Di fronte al plotone che distruggerà le loro vite, fin da ultimo ribadiscono la non colpevolezza contestando punto per punto l’atto con il quale erano stati condannati a morte. Nessuno dei condannati non volle essere bendato proprio per vedere in faccia coloro che li avrebbero uccisi; alla prima scarica nessuno dei componenti il plotone di esecuzione se la sente di mirare ai propri coetanei che risulteranno leggermente feriti. Segue una seconda e definitiva serie di colpi che lascia i poveri corpi a terra.
Nel 2007 grazie ad una petizione del locale Circolo culturale “Giuseppe Garibaldi” firmata da 1200 cittadini ha fatto si che il Presidente della Repubblica, Giorgio Napolitano concedesse la medaglia d’oro ai ragazzi della Fortezza con la seguente motivazione:
«Condannati a morte “per fucilazione al petto” perché avevano rifiutato di arruolarsi nell’esercito repubblichino, con eroico coraggio, fierissimo contegno ed altissima dignità morale affrontavano il plotone di esecuzione, immolando le giovani vite ai più nobili ideali di libertà e democrazia».
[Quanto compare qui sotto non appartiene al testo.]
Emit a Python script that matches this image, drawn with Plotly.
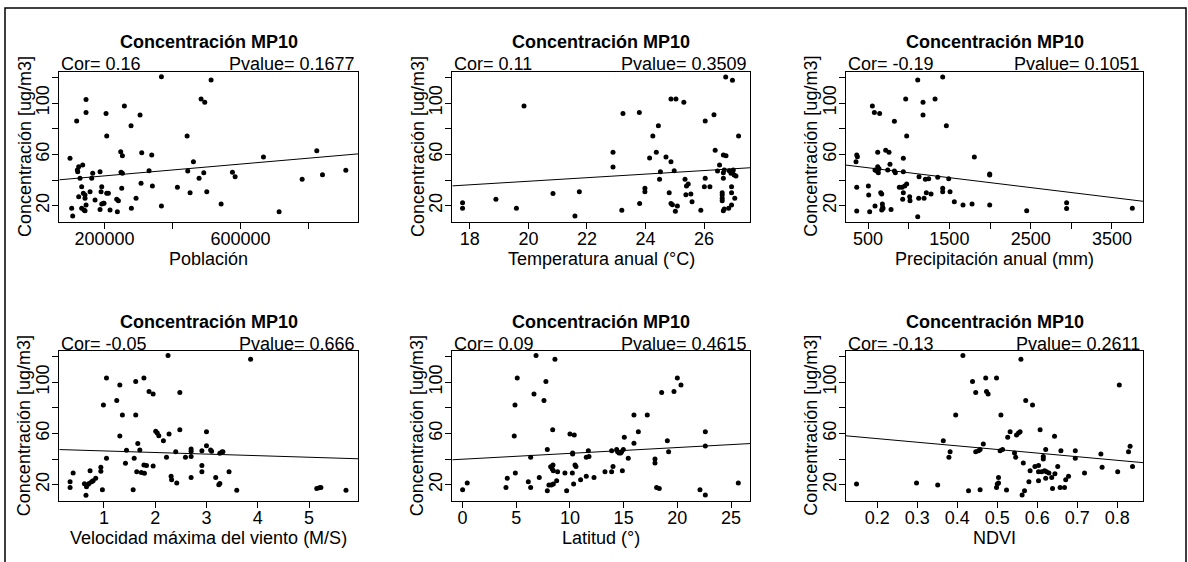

La strage del 31 marzo 1944 è entrata nella memoria collettiva dei cittadini pistoiesi così come l’uccisione dei sei civili in Piazza S. Lorenzo, oppure i morti di Piteccio e gli stessi centocinquanta del primo bombardamento alleato dell’ottobre 1943, ma questo evento, a differenza di quelli in precedenza citati, è quello che destò e desta anche oggi la maggiore emozione perché vide, appunto, il coinvolgimento di quattro giovani vite che si sarebbero certamente battute per la creazione di una società più giusta, libera e democratica.